WORK INSTRUCTIONS: Leave out the images and repeat the listing below without a single change.

= = = = =

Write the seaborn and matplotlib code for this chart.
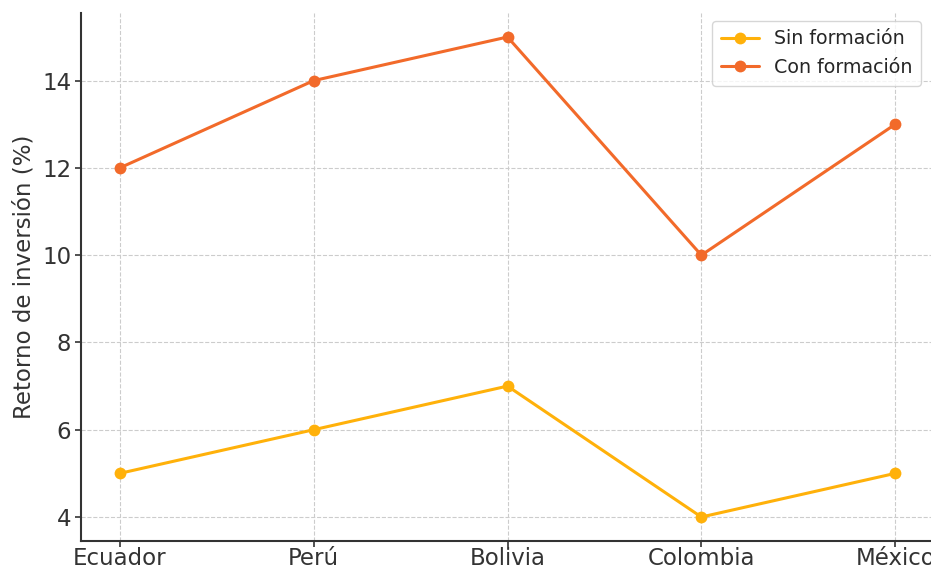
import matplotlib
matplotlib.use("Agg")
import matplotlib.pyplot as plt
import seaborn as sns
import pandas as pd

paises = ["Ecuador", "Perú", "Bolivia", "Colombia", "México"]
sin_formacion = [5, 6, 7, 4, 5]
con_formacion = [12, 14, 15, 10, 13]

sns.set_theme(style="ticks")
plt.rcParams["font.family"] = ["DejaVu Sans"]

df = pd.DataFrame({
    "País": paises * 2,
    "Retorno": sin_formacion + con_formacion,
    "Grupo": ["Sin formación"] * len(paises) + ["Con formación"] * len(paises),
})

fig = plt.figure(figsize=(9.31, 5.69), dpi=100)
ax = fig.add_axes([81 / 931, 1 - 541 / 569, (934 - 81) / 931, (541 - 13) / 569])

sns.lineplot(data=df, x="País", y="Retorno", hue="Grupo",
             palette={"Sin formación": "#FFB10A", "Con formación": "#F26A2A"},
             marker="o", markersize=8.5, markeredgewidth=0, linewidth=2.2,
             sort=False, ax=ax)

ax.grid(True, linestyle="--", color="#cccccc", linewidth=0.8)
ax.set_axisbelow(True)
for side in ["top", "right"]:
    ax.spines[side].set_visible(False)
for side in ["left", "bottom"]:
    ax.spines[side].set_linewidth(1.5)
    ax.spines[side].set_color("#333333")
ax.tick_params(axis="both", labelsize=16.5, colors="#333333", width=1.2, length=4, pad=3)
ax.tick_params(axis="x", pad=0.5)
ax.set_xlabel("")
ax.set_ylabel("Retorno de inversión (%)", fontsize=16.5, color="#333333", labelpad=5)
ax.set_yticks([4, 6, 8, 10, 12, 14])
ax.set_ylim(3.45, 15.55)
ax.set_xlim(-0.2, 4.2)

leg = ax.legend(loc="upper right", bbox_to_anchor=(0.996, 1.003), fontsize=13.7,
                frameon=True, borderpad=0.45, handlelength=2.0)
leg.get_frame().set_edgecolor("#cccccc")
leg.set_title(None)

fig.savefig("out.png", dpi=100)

= = = = =

EXERCISE RESULT:
Write the seaborn and matplotlib code for this chart.
import matplotlib
matplotlib.use("Agg")
import matplotlib.pyplot as plt
import seaborn as sns
import pandas as pd

paises = ["Ecuador", "Perú", "Bolivia", "Colombia", "México"]
sin_formacion = [5, 6, 7, 4, 5]
con_formacion = [12, 14, 15, 10, 13]

sns.set_theme(style="ticks")
plt.rcParams["font.family"] = ["DejaVu Sans"]

df = pd.DataFrame({
    "País": paises * 2,
    "Retorno": sin_formacion + con_formacion,
    "Grupo": ["Sin formación"] * len(paises) + ["Con formación"] * len(paises),
})

fig = plt.figure(figsize=(9.31, 5.69), dpi=100)
ax = fig.add_axes([81 / 931, 1 - 541 / 569, (934 - 81) / 931, (541 - 13) / 569])

sns.lineplot(data=df, x="País", y="Retorno", hue="Grupo",
             palette={"Sin formación": "#FFB10A", "Con formación": "#F26A2A"},
             marker="o", markersize=8.5, markeredgewidth=0, linewidth=2.2,
             sort=False, ax=ax)

ax.grid(True, linestyle="--", color="#cccccc", linewidth=0.8)
ax.set_axisbelow(True)
for side in ["top", "right"]:
    ax.spines[side].set_visible(False)
for side in ["left", "bottom"]:
    ax.spines[side].set_linewidth(1.5)
    ax.spines[side].set_color("#333333")
ax.tick_params(axis="both", labelsize=16.5, colors="#333333", width=1.2, length=4, pad=3)
ax.tick_params(axis="x", pad=0.5)
ax.set_xlabel("")
ax.set_ylabel("Retorno de inversión (%)", fontsize=16.5, color="#333333", labelpad=5)
ax.set_yticks([4, 6, 8, 10, 12, 14])
ax.set_ylim(3.45, 15.55)
ax.set_xlim(-0.2, 4.2)

leg = ax.legend(loc="upper right", bbox_to_anchor=(0.996, 1.003), fontsize=13.7,
                frameon=True, borderpad=0.45, handlelength=2.0)
leg.get_frame().set_edgecolor("#cccccc")
leg.set_title(None)

fig.savefig("out.png", dpi=100)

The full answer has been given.